Call the door mfr and get actual weight and spring requirements. Most springs have a painted line from one end to the other. That's how you count turns. Use actual torsion bar adjusters. Lots of videos on the subject.
 
I do doors for a living...Not residential but commercial...They're all the same though...

You can also be a cheapskate and clamp the broken spring back together with a couple cable clamps...
That way you can at least get the thing operational...
You can also weld the spring back together...I've done both as temporary repairs on doors far larger than yours...

They're not as dangerous as people think...The most important thing is a good steady ladder...
Be sure to use the right size winding bars...Make sure they're set properly in the holes...
Don't have your face lined up with the tension bars while you're winding it...
Be aware of where the spring wants to push the bar...
You can usually let the spring tension hold one bar against the top panel of the door if you need to take a break or get a tool...
You can let the bar rest against the top panel when you're tightening the set screws...
You then stick your other bar in the other hole and put a wee bit of force on it and the other bar will come right out...
Be sure you don't put your fingers where they can be trapped by the cable either...
The painted line is a good idea...It's usually what you do...10-12 turns on the spring is average...
I feel like if you can work on a car you can work on a door...
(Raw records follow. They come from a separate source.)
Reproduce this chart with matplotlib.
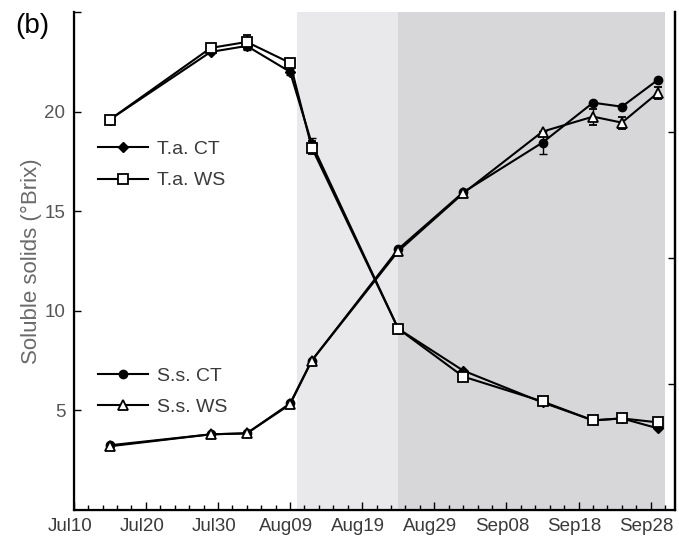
import numpy as np
import matplotlib
matplotlib.use('Agg')
import matplotlib.pyplot as plt
import matplotlib.dates as mdates
import matplotlib.transforms as mtransforms
from matplotlib.ticker import FixedLocator

plt.rcParams['font.family'] = ['Liberation Sans', 'DejaVu Sans']

# sampling dates
dates = np.array(['2012-07-15', '2012-07-29', '2012-08-03', '2012-08-09', '2012-08-12',
                  '2012-08-24', '2012-09-02', '2012-09-13', '2012-09-20', '2012-09-24',
                  '2012-09-29'], dtype='datetime64[D]')

# soluble solids (°Brix)
ta_ct = [19.6, 23.0, 23.3, 22.0, 18.4, 9.1, 7.0, 5.4, 4.5, 4.6, 4.1]
ta_ws = [19.6, 23.2, 23.5, 22.45, 18.2, 9.1, 6.7, 5.45, 4.5, 4.6, 4.4]
ss_ct = [3.25, 3.8, 3.85, 5.35, 7.5, 13.1, 15.95, 18.45, 20.45, 20.25, 21.6]
ss_ws = [3.2, 3.8, 3.85, 5.3, 7.5, 13.0, 15.9, 19.0, 19.75, 19.45, 20.95]

ta_ct_err = [0, 0, 0.2, 0.15, 0.3, 0, 0, 0, 0, 0, 0]
ta_ws_err = [0, 0.1, 0.35, 0.2, 0.35, 0, 0, 0, 0, 0, 0]
ss_ct_err = [0, 0, 0, 0, 0, 0, 0, 0.6, 0, 0, 0]
ss_ws_err = [0, 0, 0, 0, 0, 0, 0, 0, 0.4, 0.3, 0.3]

# shaded periods
light_span = ('2012-08-10', '2012-08-24')
dark_span = ('2012-08-24', '2012-09-30')

txt = '#3a3a3a'

fig = plt.figure(figsize=(6.79, 5.49), dpi=100)
ax = fig.add_axes([0.1085, 0.071, 0.886, 0.907])

ax.axvspan(np.datetime64(light_span[0]), np.datetime64(light_span[1]), color='#e9e9eb', lw=0, zorder=0)
ax.axvspan(np.datetime64(dark_span[0]), np.datetime64(dark_span[1]), color='#d7d7d9', lw=0, zorder=0)

common = dict(color='black', lw=1.5, capsize=3, elinewidth=1.0, capthick=1.0, zorder=3)
h1 = ax.errorbar(dates, ta_ct, yerr=ta_ct_err, marker='D', ms=5, mfc='black', mec='black', **common)
h2 = ax.errorbar(dates, ta_ws, yerr=ta_ws_err, marker='s', ms=6.5, mfc='white', mec='black', mew=1.3, **common)
h3 = ax.errorbar(dates, ss_ct, yerr=ss_ct_err, marker='o', ms=6, mfc='black', mec='black', **common)
h4 = ax.errorbar(dates, ss_ws, yerr=ss_ws_err, marker='^', ms=6.5, mfc='white', mec='black', mew=1.3, **common)

ax.set_xlim(np.datetime64('2012-07-10'), mdates.date2num(np.datetime64('2012-10-01')) + 0.4)
ax.set_ylim(0, 25)

major = np.arange(np.datetime64('2012-07-10'), np.datetime64('2012-10-01'), 10)
minor = np.arange(np.datetime64('2012-07-10'), np.datetime64('2012-10-02'), 2)
ax.xaxis.set_major_locator(FixedLocator(mdates.date2num(major)))
ax.xaxis.set_minor_locator(FixedLocator(mdates.date2num(minor)))
ax.xaxis.set_major_formatter(mdates.DateFormatter('%b%d'))

ax.set_yticks([5, 10, 15, 20, 25])
ax.set_yticklabels(['5', '10', '15', '20', ''])

ax.tick_params(axis='x', which='major', direction='in', length=6, width=1.0, labelsize=13.5, colors='black', labelcolor=txt, pad=6)
ax.tick_params(axis='x', which='minor', direction='in', length=3.5, width=1.0)
ax.tick_params(axis='y', direction='in', length=5, width=1.0, labelsize=13.5, labelcolor='#555555', pad=6)

# labels sit a little left of their ticks in the original
shift = mtransforms.ScaledTranslation(-4 / 100, 0, fig.dpi_scale_trans)
for lab in ax.get_xticklabels():
    lab.set_transform(lab.get_transform() + shift)

ax.spines['top'].set_visible(False)
for s in ['left', 'bottom', 'right']:
    ax.spines[s].set_linewidth(1.6)

ax.set_ylabel('Soluble solids (°Brix)', fontsize=16, color='#6a6a6a', labelpad=2)

ax2 = ax.twinx()
ax2.set_ylim(0, 3.95)
ax2.set_yticks([1, 2, 3])
ax2.tick_params(axis='y', direction='in', length=5, width=1.0, labelright=False)
ax2.spines['top'].set_visible(False)
ax2.spines['right'].set_linewidth(1.6)

leg_kw = dict(loc='upper left', frameon=False, fontsize=14, handlelength=2.6, handletextpad=0.45,
              labelspacing=0.7, borderpad=0, borderaxespad=0, labelcolor=txt)
leg1 = ax.legend([h1[0], h2[0]], ['T.a. CT', 'T.a. WS'], bbox_to_anchor=(0.04, 0.742), **leg_kw)
ax.add_artist(leg1)
ax.legend([h3[0], h4[0]], ['S.s. CT', 'S.s. WS'], bbox_to_anchor=(0.04, 0.287), **leg_kw)

fig.text(0.022, 0.953, '(b)', fontsize=20, color='black', va='center')

fig.savefig('out.png', dpi=100)
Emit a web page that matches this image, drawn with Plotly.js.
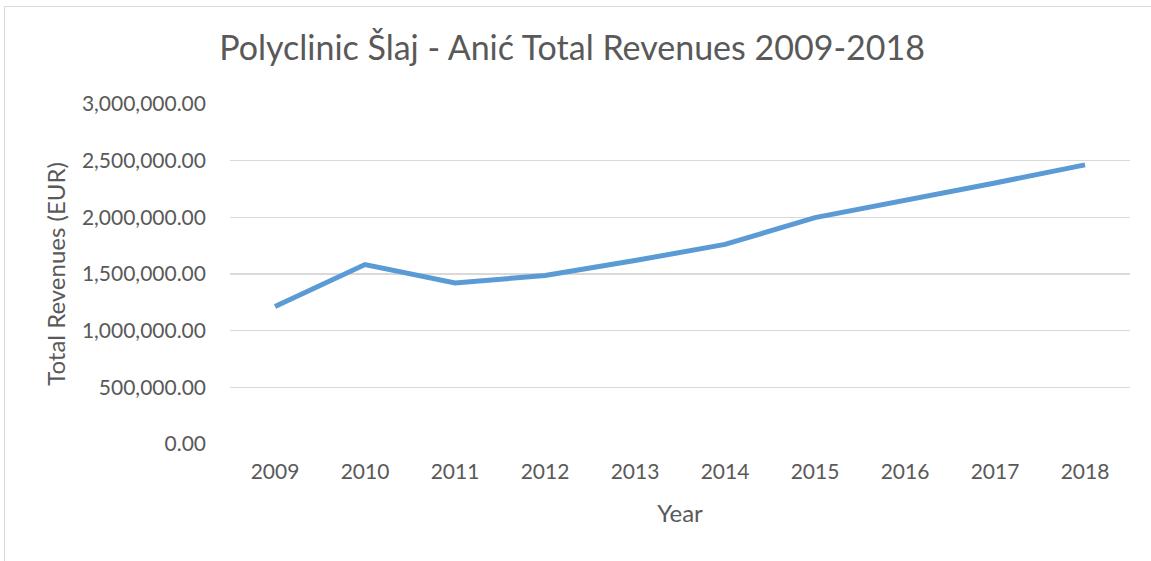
<!DOCTYPE html>
<html>
<head>
<meta charset="utf-8">
<script src="https://cdn.plot.ly/plotly-3.0.1.min.js"></script>
<style>
html,body{margin:0;padding:0;background:#fff;}
#frame{position:absolute;left:4px;top:6px;width:1200px;height:600px;border:1px solid #d9d9d9;box-sizing:border-box;}
#chart{position:absolute;left:0;top:0;width:1151px;height:561px;}
</style>
</head>
<body>
<div id="frame"></div>
<div id="chart"></div>
<script>
const years = ['2009','2010','2011','2012','2013','2014','2015','2016','2017','2018'];
const revenues = [1213000, 1583000, 1421000, 1486000, 1619000, 1761000, 1998000, 2146000, 2303000, 2463000];
const yTickValues = [0, 500000, 1000000, 1500000, 2000000, 2500000, 3000000];
const yTickLabels = ['0.00','500,000.00','1,000,000.00','1,500,000.00','2,000,000.00','2,500,000.00','3,000,000.00'];

const FONT = 'Lato, "Open Sans", sans-serif';
const trace = {
  x: years, y: revenues, type: 'scatter', mode: 'lines',
  line: {color: '#5b9bd5', width: 5, shape: 'linear'},
  hoverinfo: 'skip'
};
const layout = {
  width: 1151, height: 561,
  paper_bgcolor: 'rgba(0,0,0,0)', plot_bgcolor: 'rgba(0,0,0,0)',
  margin: {l: 230, r: 21, t: 104, b: 117},
  showlegend: false,
  font: {family: FONT, color: '#595959'},
  title: {text: 'Polyclinic Šlaj - Anić Total Revenues 2009-2018', x: 0.497, xanchor: 'center', y: 0.915, yanchor: 'middle',
          font: {family: FONT, size: 34, color: '#595959'}},
  xaxis: {
    type: 'category', range: [-0.5, 9.5], showgrid: false, zeroline: false, showline: false,
    ticks: '', tickfont: {size: 21, color: '#595959'}, ticklabelstandoff: 13,
    title: {text: 'Year', font: {size: 24, color: '#595959'}, standoff: 23}
  },
  yaxis: {
    range: [0, 3000000], tickvals: yTickValues, ticktext: yTickLabels,
    showgrid: true, gridcolor: '#d9d9d9', gridwidth: 1.3, zeroline: false, showline: false,
    ticks: '', tickfont: {size: 21, color: '#595959'}, ticklabelstandoff: 23,
    title: {text: 'Total Revenues (EUR)', font: {size: 24, color: '#595959'}, standoff: 9}
  }
};
Plotly.newPlot('chart', [trace], layout, {displayModeBar: false, staticPlot: true});
</script>
</body>
</html>
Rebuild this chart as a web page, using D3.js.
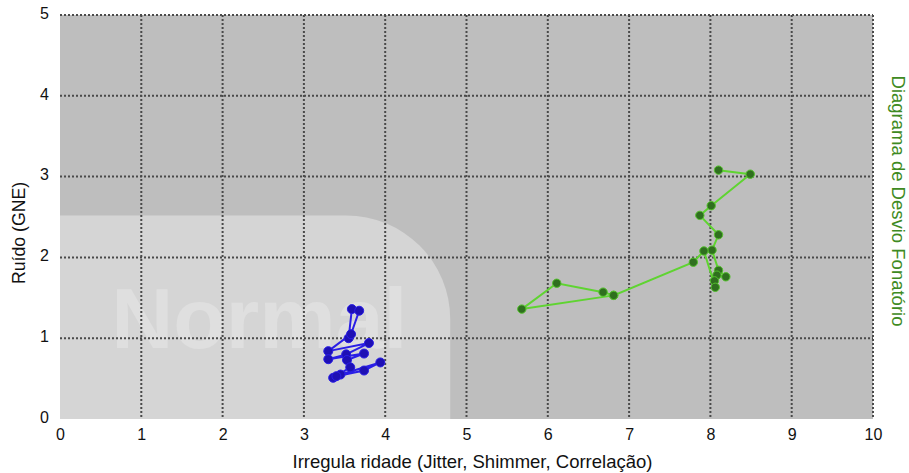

I do know Home Depot and Lowes both sell residential door parts...I'm not sure if you can get a spring from them though...
 
They make a spring gauge, to measure the spring. The end has a tab on it, which you insert between the coils of the spring. Count 10 coils and you have your spring. You will also need to measure the diameter and total length of the spring. You can purchase the replacement online. Be sure to clamp the door shut with a vise grip over a roller on each side of the door. Start with 9 turns and check the adjustment by opening the door half way in the opening. A perfectly adjusted spring, or set of springs will allow the door to "float" in the half open position. If the door drifts up fast, take some tension off the spring. If it drifts down, add tension. Be sure to oil the springs, a paint brush and some motor oil works great. There is also a way to figure the proper springs by weighing the door, and factoring height and width, but that won't be necessary since you have the old spring.
Here is the spring gauge...

https://www.garagedoorstuff.com/product/spring-measuring-tool/

Measuring instructions...

https://www.garagedoorstuff.com/how-to-measure-torsion-springs/
 
After you replace the broken spring, make sure that your cables are properly set in the drums before winding the springs. A lot of the time, a cable will "jump" the drum, or come unwound when a spring breaks.